Independent Thinking®

Selecting & Managing Illiquid Alternatives

By Stephanie Hackett
July 15, 2015

Investing in illiquid assets is not for everyone: Assets can be tied up for seven years or more.

For qualified investors who have the ability and the appetite to participate in this asset class – manager and fund selection is key. It is critical to fully evaluate the strategy and structure of each fund, the depth of the management team, and its performance history.
 
In the first installment of a series of discussions on investing in illiquid alternatives, we explore some of the criteria that Evercore Wealth Management uses when evaluating private equity managers.
 
Private equity investments can provide access to differentiated return streams, as they can invest in fast-growing companies that are not accessible via public markets. Private equity firms also feature investment managers who have specialized industry knowledge that provides them multiple ways to create value in the companies that they own throughout economic cycles.
 
These factors have resulted in private equity outperforming public equities by 3%-5% per annum over the last 40 years. We refer to this outperformance as the “illiquidity premium.” This premium is significantly increased when investing in top-quartile funds.
 
We believe this outperformance is a reflection of the differences in skill levels among managers. But how do we as investors identify the best managers? One strong indicator can be past performance, as studies have shown that manager performance in illiquid investments tends to be highly persistent, meaning that those skilled managers who have outperformed their peers and the market in the past have a higher likelihood of outperforming again in the future.
 
While past performance is no guarantee of future results, it can be a strong indication. There are several additional indicators that we use to evaluate managers.

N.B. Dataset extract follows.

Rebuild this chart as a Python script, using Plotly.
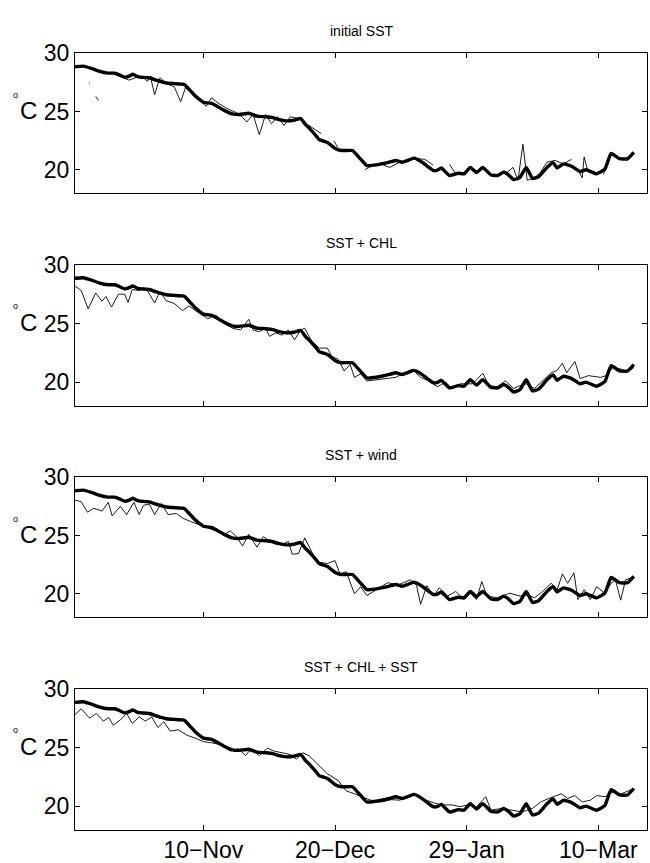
import plotly.graph_objects as go
import pandas as pd

START = "2002-10-02"

panel_titles = ["initial SST", "SST + CHL", "SST + wind", "SST + CHL + SST"]
tick_dates = ["2002-11-10", "2002-12-20", "2003-01-29", "2003-03-10"]
tick_labels = ["10\u2212Nov", "20\u2212Dec", "29\u2212Jan", "10\u2212Mar"]
y_ticks = [20, 25, 30]

# observed (thick) series: days since 2 Oct, value in degC
obs_days = [0, 2.5, 5, 7.5, 10, 12, 13.5, 15.1, 16.5, 17.6, 19, 20.1, 22.6, 25.2, 27.7, 30,
            32.7, 33.3, 35, 36.5, 38, 39, 41.5, 43.5, 45.3, 47.8, 50, 52.8, 55.3, 58, 60.4, 62,
            64.2, 66.5, 68.6, 70, 71.1, 73, 74.2, 76.7, 79.2, 81, 84.3, 86.5, 88.7, 91, 93.1,
            95.5, 97.5, 99.4, 101.5, 103.1, 105.7, 107.5, 108.8, 110, 111.3, 113.8, 116.4,
            118.2, 120.1, 122, 123.9, 126.4, 128.5, 130.2, 131.5, 133.3, 135.2, 137.1, 139,
            140.9, 143.4, 145.3, 146.5, 148.4, 150.9, 153.5, 155.3, 158.5, 161, 162.9, 165.4,
            167.9, 169.8]
obs_sst = [28.85, 28.9, 28.7, 28.45, 28.3, 28.3, 28.15, 27.95, 28.05, 28.2, 28.0, 27.95, 27.9,
           27.65, 27.45, 27.4, 27.35, 27.3, 26.8, 26.35, 26.0, 25.8, 25.7, 25.4, 25.1, 24.8,
           24.75, 24.85, 24.6, 24.55, 24.45, 24.3, 24.2, 24.25, 24.4, 23.9, 23.6, 23.0, 22.6,
           22.35, 21.8, 21.65, 21.65, 21.0, 20.35, 20.4, 20.5, 20.65, 20.8, 20.65, 20.85, 21.0,
           20.6, 20.2, 19.95, 19.95, 20.15, 19.5, 19.7, 19.65, 20.2, 19.75, 20.2, 19.55, 19.5,
           19.8, 19.6, 19.15, 19.35, 20.2, 19.25, 19.4, 20.2, 20.6, 20.15, 20.5, 20.3, 19.85,
           20.0, 19.65, 20.05, 21.4, 20.95, 20.95, 21.5]

# model (thin) series, one per panel; None marks missing values
sst_days = [4.2, 4.5, None, 6.3, 7.2, None,
            8.8, 11.3, 13.8, 16.4, 18.9, 20.8, 22.0, 22.9, 24.2, 25.8, 27.7, 30.2, 32.1, 33.7,
            36.5, 39.9, 41.5, 43.4, 45.9, 49.1, 50.9, 52.2, 54.1, 56.0, 57.9, 59.7, 61.6, 63.5,
            65.4, 67.9, None, 71.1, 74.8, None, 78.6, 79.9, None,
            88.1, 90.6, 93.0, 95.6, 98.7, 100.6, None, 103.8, 106.3, 108.8, None,
            113.8, 115.7, None, 120.8, 123.3, None,
            125.8, 128.3, 131.4, 133.1, 134.6, 136.1, 137.4, 139.6, 141.5, 143.4, 145.9, 148.4,
            150.9, None, 153.0, 154.1, 154.7, 155.7, None,
            160.5, 161.6, 162.9, 165.4, 167.9, 169.8]
sst_val = [27.5, 27.45, None, 26.3, 25.95, None,
           28.3, 28.3, 28.0, 27.7, 27.95, 27.9, 27.6, 28.0, 26.45, 27.9, 27.45, 27.1, 25.85, 27.15,
           26.3, 25.45, 26.2, 25.75, 25.3, 24.9, 24.5, 24.1, 24.75, 23.0, 24.75, 23.95, 24.55, 23.8,
           24.55, 24.4, None, 23.8, 23.1, None, 22.5, 21.9, None,
           20.0, 20.4, 20.5, 20.2, 20.65, 20.7, None, 20.95, 20.9, 20.4, None,
           20.45, 19.65, None, 19.9, 19.95, None,
           19.6, 19.6, 19.8, 20.2, 19.1, 22.2, 19.1, 19.3, 19.8, 20.65, 20.8, 20.5,
           20.9, None, 19.9, 19.3, 21.1, 20.0, None,
           19.6, 20.3, 21.3, 21.0, 20.8, 21.4]

chl_days = [0, 1.9, 4.0, 6.3, 8.2, 9.4, 11.1, 13.2, 15.1, 16.1, 17.4, 19.5, 20.8, 22.0, 24.2,
            25.8, 27.7, 30.2, 32.7, 34.6, 37.1, 40.3, 42.8, 45.3, 47.8, 50.3, 52.8, 54.1, 56.0,
            57.9, 59.1, 61.0, 62.9, 64.8, 66.7, 68.6, 69.8, 71.7, 74.2, 76.7, 78.0, 79.9, 81.8,
            83.6, 84.9, 86.8, 88.7, 91.2, 93.7, 97.5, 99.4, 102.5, 105.0, 107.5, 110.1, 112.6,
            114.5, 117.0, 120.8, 123.9, 125.8, 128.3, 130.8, 133.3, 135.2, 137.1, 139.6, 142.1,
            144.7, 146.5, 148.1, 149.4, 151.9, 153.5, 156.0, 159.7, 161.3, 163.5, 166.0, 167.9,
            169.8]
chl_val = [28.2, 27.8, 26.25, 27.6, 26.9, 27.3, 26.4, 27.5, 27.5, 26.8, 27.9, 27.8, 28.05, 27.8,
           26.75, 27.7, 26.95, 26.7, 26.1, 26.5, 26.0, 25.4, 25.7, 25.0, 24.6, 24.45, 25.35,
           24.45, 24.3, 24.6, 23.9, 24.2, 24.0, 24.45, 23.6, 24.45, 24.6, 23.6, 22.9, 22.9,
           22.2, 21.95, 20.95, 21.5, 20.4, 20.7, 20.1, 20.2, 20.3, 20.4, 20.7, 21.1, 20.4, 20.1,
           19.6, 20.0, 19.45, 19.85, 19.85, 20.75, 19.7, 19.6, 20.1, 19.45, 19.7, 19.85, 19.45,
           20.1, 20.8, 21.0, 21.6, 20.8, 21.75, 20.3, 20.55, 20.4, 20.55, 21.25, 21.1, 20.85,
           21.25]

wind_days = [0, 1.9, 3.8, 5.7, 8.2, 10.1, 11.3, 13.8, 15.7, 17.9, 19.5, 20.8, 22.6, 24.2, 26.2,
             28.3, 30.8, 32.7, 35.2, 37.7, 40.3, 42.8, 45.3, 47.2, 49.1, 50.9, 52.8, 55.3, 57.2,
             60.4, 62.9, 64.8, 66.0, 67.9, 69.8, 72.3, 74.2, 76.7, 79.0, 80.5, 82.4, 84.9, 86.8,
             88.7, 91.2, 95.0, 98.1, 101.9, 103.8, 105.0, 106.9, 108.8, 110.7, 113.2, 115.7,
             118.2, 120.1, 122.0, 123.6, 125.2, 128.3, 132.1, 135.2, 137.7, 139.6, 142.1, 144.7,
             146.5, 148.1, 149.7, 151.6, 152.8, 154.7, 156.6, 158.5, 161.0, 162.9, 164.2, 165.8,
             167.3, 169.8]
wind_val = [28.05, 27.9, 27.0, 27.35, 27.1, 27.85, 26.7, 27.5, 26.8, 27.85, 26.8, 27.6, 27.7,
            26.8, 27.75, 26.8, 26.9, 26.5, 26.2, 25.9, 25.65, 25.4, 25.1, 25.4, 24.9, 24.1, 25.1,
            24.0, 24.9, 24.3, 24.2, 24.5, 23.4, 23.45, 24.8, 23.4, 22.7, 22.6, 22.85, 21.7, 21.9,
            20.0, 20.6, 19.85, 20.3, 20.95, 20.75, 21.2, 20.7, 19.1, 20.7, 19.8, 20.5, 19.8, 20.2,
            19.5, 20.05, 19.5, 21.05, 19.8, 19.65, 20.05, 19.8, 19.9, 19.65, 20.2, 20.9, 20.35,
            21.7, 20.9, 21.8, 19.5, 20.35, 19.5, 20.6, 20.05, 20.9, 21.2, 19.45, 21.2, 21.45]

all_days = [0, 1.9, 4.4, 6.5, 8.6, 10.3, 11.6, 13.8, 15.7, 17.4, 19.5, 21.4, 23.3, 25.2, 27.0,
            28.9, 31.4, 34.0, 36.5, 39.0, 41.5, 44.0, 47.2, 49.7, 51.8, 53.5, 56.0, 58.5, 60.4,
            62.9, 65.4, 67.3, 69.2, 71.1, 73.6, 76.7, 79.9, 82.4, 84.9, 87.4, 89.9, 93.1, 96.2,
            98.7, 101.3, 103.8, 106.3, 108.8, 111.3, 114.5, 117.0, 119.5, 122.0, 124.8, 126.4,
            129.6, 132.7, 135.8, 139.0, 141.5, 144.0, 147.8, 149.7, 151.9, 154.1, 156.6, 158.5,
            161.0, 163.5, 166.0, 169.8]
all_val = [27.8, 28.3, 27.5, 27.9, 27.25, 27.55, 26.9, 27.35, 27.9, 27.05, 27.6, 27.25, 27.6,
           26.7, 27.2, 26.4, 26.5, 26.05, 25.8, 25.5, 25.4, 25.25, 24.7, 24.9, 24.3, 24.9, 24.3,
           24.95, 24.7, 24.55, 24.4, 24.0, 24.55, 24.3, 23.6, 22.75, 22.2, 21.3, 21.05, 20.8,
           20.5, 20.35, 20.55, 20.5, 20.9, 21.0, 20.55, 20.3, 20.1, 20.1, 19.95, 20.1, 19.95,
           20.8, 19.65, 19.8, 19.65, 19.5, 19.8, 20.35, 20.65, 21.05, 20.65, 20.9, 20.35, 20.5,
           20.9, 20.8, 21.2, 21.05, 21.5]

model_series = [(sst_days, sst_val), (chl_days, chl_val), (wind_days, wind_val), (all_days, all_val)]

base = pd.Timestamp(START)


def to_dates(days):
    return [None if d is None else base + pd.Timedelta(days=d) for d in days]


FONT = "Liberation Sans, Arial, Helvetica, sans-serif"
W, H = 650, 863
x_dom = [75 / W, 647 / W]
panel_px = [(41, 183), (256, 399), (472, 614), (687, 830)]

fig = go.Figure()
annotations = []
layout = dict(
    width=W, height=H, margin=dict(l=0, r=0, t=0, b=0),
    paper_bgcolor="white", plot_bgcolor="white", showlegend=False,
    font=dict(family=FONT, color="black"),
)

for i, (title, (mdays, mvals)) in enumerate(zip(panel_titles, model_series)):
    k = i + 1
    xa = "x" if k == 1 else f"x{k}"
    ya = "y" if k == 1 else f"y{k}"
    fig.add_trace(go.Scatter(x=to_dates(mdays), y=mvals, mode="lines",
                             line=dict(color="black", width=0.9),
                             connectgaps=False, xaxis=xa, yaxis=ya, hoverinfo="skip"))
    fig.add_trace(go.Scatter(x=to_dates(obs_days), y=obs_sst, mode="lines",
                             line=dict(color="black", width=3.4, shape="spline", smoothing=0.4),
                             xaxis=xa, yaxis=ya, hoverinfo="skip"))
    top, bot = panel_px[i]
    y_dom = [1 - bot / H, 1 - top / H]
    layout[f"xaxis{k if k > 1 else ''}"] = dict(
        domain=x_dom, anchor=ya, type="date",
        range=[base, base + pd.Timedelta(days=173.8)],
        tickvals=tick_dates, ticktext=tick_labels,
        showticklabels=(k == 4), tickfont=dict(size=23, family=FONT),
        ticks="inside", ticklen=5, tickcolor="black", tickwidth=1,
        showline=True, linecolor="black", linewidth=1, mirror="ticks",
        showgrid=False, zeroline=False,
    )
    layout[f"yaxis{k if k > 1 else ''}"] = dict(
        domain=y_dom, anchor=xa, range=[18, 30],
        tickvals=y_ticks, ticktext=[str(v) for v in y_ticks],
        tickfont=dict(size=23, family=FONT),
        ticks="inside", ticklen=5, tickcolor="black", tickwidth=1,
        showline=True, linecolor="black", linewidth=1, mirror="ticks",
        showgrid=False, zeroline=False,
    )
    annotations.append(dict(text=title, xref="paper", yref="paper",
                            x=(x_dom[0] + x_dom[1]) / 2, y=y_dom[1], yshift=22,
                            xanchor="center", yanchor="middle", showarrow=False,
                            font=dict(size=14, family=FONT)))
    annotations.append(dict(text="C", xref="paper", yref=ya, x=28 / W, y=25, yshift=1,
                            xanchor="center", yanchor="middle", showarrow=False,
                            font=dict(size=24, family=FONT)))
    annotations.append(dict(text="o", xref="paper", yref=ya, x=15.5 / W, y=25, yshift=17,
                            xanchor="center", yanchor="middle", showarrow=False,
                            font=dict(size=9, family=FONT)))

layout["annotations"] = annotations
fig.update_layout(**layout)
fig.write_html("out.html")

Here, we take a look at each of these considerations in manager selection, as well as some of the red flags that indicate to us that a fund should be avoided.
 

Strategy

Is the strategy repeatable? Is there potential for consistent, outperformance, or does this strategy only work in specific periods of market cycles? Does the management team have a thoughtful risk management and portfolio construction process? Does the team have a proven ability to add value via operational and strategic measures, or do they simply rely on financial engineering or market timing?
 
How does the firm find deals – through off-market transactions or auctions? Does the team have a high standard for underwriting and negotiating deals? Are there actionable plans to drive profitability in various market cycles, including downside protection? Has the team outlined multiple options for a successful exit from each company? It’s important to look for a robust investment process and a strong deal flow.
 

The Management Team

Is the firm comprised of a high-caliber management team? Do the managers have specialized industry knowledge that gives them insight into which companies will outperform? Is the firm actively involved in the management of its portfolio companies? Does the team have a robust network of industry contacts that provide access to deal flow, management talent, and industry best practices?
 
Does the team have a strong understanding of market cycles and industry trends? Do they have the flexibility and insight to deploy capital across strategies, industries or geographies as the investment opportunity set shifts? Have they shown a successful track record of using their insight in the timing of deals (both investment and exit)? Does the team have multiple ways to add value to portfolio companies, beyond financial engineering?
 
Does the firm provide the appropriate level of transparency of the portfolio? How often do investors have access to speak with the management team? How is the management team incentivized? Do members of the management team have their personal capital invested in the strategy?
 

Structure

Are the terms and fees of the funds within industry standards? Does the fund’s liquidity match the liquidity of the underlying holdings and investment horizon of the strategy? How is the fund vehicle structured with regard to minimum commitment size, capacity, quality of investor base, etc.?
 
Red Flags: Just as the above indicators are positive attributes we look for in managers, there are several key criteria that we consider to be “red flags” for concern. These include:
 

  • Excessive growth in total assets under management, in average deal size, or in total number of companies held in the portfolio
  • Drifting away from the stated investment style of discipline
  • Introduction of non-complementary products
  • Portfolio managing multiple products/strategies without sufficient support
  • Change in investment team or ownership structure
  • High professional turnover or neglect of career development
  • Poor compliance, operations or organizational procedures
  • Underperformance, relative and absolute

 
A well-executed investment program in illiquid assets can generate strong returns relative to traditional asset classes. New investments should be evaluated in the context of each client’s risk tolerance, liquidity needs, and investment horizon.
 
Stephanie Hackett is a Managing Director and Portfolio Manager at Evercore Wealth Management. She can be contacted at [email protected].
 
Editor’s note: Illiquid alternative assets can enhance a client’s portfolio by providing both diversification and potential for risk-adjusted returns in excess of public markets. In many of our clients’ portfolios, we recommend an allocation of 5%-10%-to illiquid alternatives, which can include private equity, real estate and illiquid credit strategies.